In 1995, the Turkish army invaded northern Iraq, sending some 35,000 soldiers across the border to destroy the guerilla infrastructure of the Kurdish Workers Party (PKK) a militant group made up of Turkish Kurds that had found refuge in the lawless mountain region. Operation Steel, as it was called, killed over 500 militants, but still the PKK survived to fight another day. In early 1997, the Turks sent in another 30,000 soldiers — this time as part of Operation Hammer — to finish the job. They didn't. The Turks had to go in again later that year with Operation Dawn.

This month the Turks launched yet another operation against the PKK, and there is little to suggest that it will be any more effective than the others. So far 300 Turkish commandoes crossed briefly into Iraq, while Turkey has staged three air strikes, including one Wednesday. Turkey claims to have attacked some 200 PKK locations, and killed hundreds of militants. A PKK fighter told TIME that just five of the group's members had been killed. Whatever the true figure, the operation would seem to be a minor chapter in Turkey's seemingly never-ending civil war with radicals among its oppressed Kurdish minority population, who took up arms in the 1980's.

This time however there are some important differences. Turkey isn't invading the lawless hinterland of a pariah nation (Saddam's Iraq) but a region that not too long ago was considered the one relative success of the American project in Iraq. The United States — which controls Iraqi airspace — tried to forestall a Turkish invasion, but eventually caved into Turkish demands and agreed to a limited incursion. The fact that Turkey was ready to risk alienating its American ally for an operation with little chance of strategic success is a testament to the uproar by the Turkish public for action against the PKK. But it is also a troubling sign of the role that Turkey will play in Iraq as American power recedes.

Turkey has long been hostile to the emerging power of Iraq's Kurdish minority, located primarily in northern Iraq.
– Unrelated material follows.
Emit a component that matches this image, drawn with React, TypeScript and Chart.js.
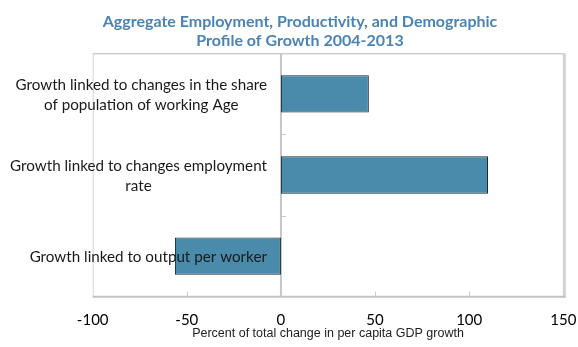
import React, { useEffect, useRef } from "react";
import { Chart, registerables } from "chart.js";

Chart.register(...registerables);

const titleLines = [
  "Aggregate Employment, Productivity, and Demographic",
  "Profile of Growth 2004-2013",
];
const categoryLines = [
  ["Growth linked to changes in the share", "of population of working Age"],
  ["Growth linked to changes employment", "rate"],
  ["Growth linked to output per worker"],
];
const values = [46.7, 110, -56.3];
const xMin = -100;
const xMax = 150;
const xStep = 50;
const xAxisTitle = "Percent of total change in per capita GDP growth";

const OFFSET_X = 10;

const framePlugin = {
  id: "frame",
  beforeDatasetsDraw(chart: any) {
    const { ctx, chartArea: a, scales } = chart;
    const x = scales.x;
    const y = scales.y;
    const line = (x1: number, y1: number, x2: number, y2: number, color: string, w: number) => {
      ctx.beginPath();
      ctx.strokeStyle = color;
      ctx.lineWidth = w;
      ctx.moveTo(x1, y1);
      ctx.lineTo(x2, y2);
      ctx.stroke();
    };
    ctx.save();
    const xl = x.getPixelForValue(xMin);
    const xr = x.getPixelForValue(xMax);
    const x0 = x.getPixelForValue(0);
    line(xl, a.top + 0.5, xr, a.top + 0.5, "#b8b8b8", 1);
    line(xl + 0.5, a.top, xl + 0.5, a.bottom, "#d4d4d4", 1);
    line(xr + 1, a.top, xr + 1, a.bottom + 1, "#d2d2d2", 3);
    line(x0, a.top, x0, a.bottom, "#c6c6c6", 2);
    line(xl, a.bottom, xr + 2, a.bottom, "#c2c2c2", 2);
    x.ticks.forEach((t: any) => {
      if (t.value > xMin && t.value < xMax && t.value !== 0) {
        const px = Math.round(x.getPixelForValue(t.value)) + 0.5;
        line(px, a.bottom, px, a.bottom - 5, "#c8c8c8", 1);
      }
    });
    for (let i = 1; i < categoryLines.length; i++) {
      const py = Math.round((y.getPixelForValue(i - 1) + y.getPixelForValue(i)) / 2) + 0.5;
      line(x0, py, x0 + 5, py, "#c6c6c6", 1);
    }
    ctx.restore();
  },
  afterDatasetsDraw(chart: any) {
    const { ctx, scales } = chart;
    const x = scales.x;
    const y = scales.y;
    ctx.save();
    // category labels next to the zero axis
    ctx.font = "15.2px Lato";
    ctx.fillStyle = "#1a1a1a";
    ctx.textAlign = "center";
    ctx.textBaseline = "middle";
    const right = x.getPixelForValue(0) - 14;
    const lineH = 20.5;
    categoryLines.forEach((lines, i) => {
      const widest = Math.max(...lines.map((l) => ctx.measureText(l).width));
      const cx = right - widest / 2;
      const cy = y.getPixelForValue(i) + 1;
      lines.forEach((l, j) => {
        ctx.fillText(l, cx, cy + (j - (lines.length - 1) / 2) * lineH);
      });
    });
    // chart title
    ctx.font = "bold 16px Lato";
    ctx.fillStyle = "#4a84b6";
    titleLines.forEach((t, j) => {
      ctx.fillText(t, 300 - OFFSET_X, 21.7 + j * 19.3);
    });
    ctx.restore();
  },
};

export default function App() {
  const canvasRef = useRef<HTMLCanvasElement | null>(null);

  useEffect(() => {
    if (!canvasRef.current) return;
    const chart = new Chart(canvasRef.current, {
      type: "bar",
      data: {
        labels: categoryLines.map((l) => l.join(" ")),
        datasets: [
          {
            data: values,
            backgroundColor: "#4a8bab",
            borderColor: "#1c2b33",
            borderWidth: 1,
            borderSkipped: false,
            barPercentage: 0.46,
            categoryPercentage: 1,
          },
        ],
      },
      options: {
        indexAxis: "y",
        responsive: true,
        maintainAspectRatio: false,
        animation: false,
        layout: {
          padding: { left: 92.7 - OFFSET_X, right: 578 - 563.3, top: 53.3, bottom: 0 },
        },
        plugins: {
          legend: { display: false },
          tooltip: { enabled: false },
          title: { display: false },
        },
        scales: {
          x: {
            type: "linear",
            min: xMin,
            max: xMax,
            grid: { display: false, drawTicks: false },
            border: { display: false },
            ticks: {
              stepSize: xStep,
              padding: 14,
              color: "#000",
              font: { family: "Lato", size: 15 },
              maxRotation: 0,
              autoSkip: false,
            },
            title: {
              display: true,
              text: xAxisTitle,
              color: "#222",
              font: { family: "Liberation Sans", size: 12.5 },
              padding: { top: 0, bottom: 6 },
            },
            afterFit: (scale: any) => {
              scale.paddingLeft = 0;
              scale.paddingRight = 0;
              scale.height = 347 - 296.7;
            },
          },
          y: {
            type: "category",
            display: false,
          },
        },
      },
      plugins: [framePlugin],
    });
    return () => chart.destroy();
  }, []);

  return (
    <div
      style={{
        position: "absolute",
        left: OFFSET_X,
        top: 0,
        width: 578 - OFFSET_X,
        height: 347,
      }}
    >
      <canvas ref={canvasRef} />
    </div>
  );
}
Concerned that Kurds might take control of the oil rich Iraqi city of Kirkuk, Turkey inserted itself into Iraq's domestic political problems by dubiously claiming stewardship of Kirkuk's minority Turkoman population (with whom ethnic Turks share a distant Central Asian past and little else.) More recently, Turkey has demanded that Iraq's Kurds rid northern Iraq of the PKK, a job that the government-sanctioned Kurdish peshmerga militias are unable to do. The peshmerga are currently overstretched in Baghdad and Mosul trying to keep Arab insurgents from entering Kurdistan. (Iraqi Kurds tried to expel the PKK in the 1990's, but, like the Turkish army, they failed.)

Now, Iraqi Kurdish leaders say that Turkey's unwillingness to open peace talks with the PKK, and its adherence to failed military policies, is a sign that Turkey is using the PKK as excuse to threaten Iraq's Kurds — and to scare them from even thinking about declaring an independent state. Whatever Turkey's intentions, the latest Turkish operation has reminded the Kurds of Iraq just how much their newfound safety and autonomy depends on American protection.

Kurdish leaders in Iraq have been relatively subdued since the Turkish operations began, acquiescing perhaps to the fickle will of their American masters. They know better than anyone that, without American protection, it's doubtful their hostile neighbors — not just Turkey, but also Iran and Syria, which have restive Kurdish minority populations of their own — would limit themselves to a few air strikes.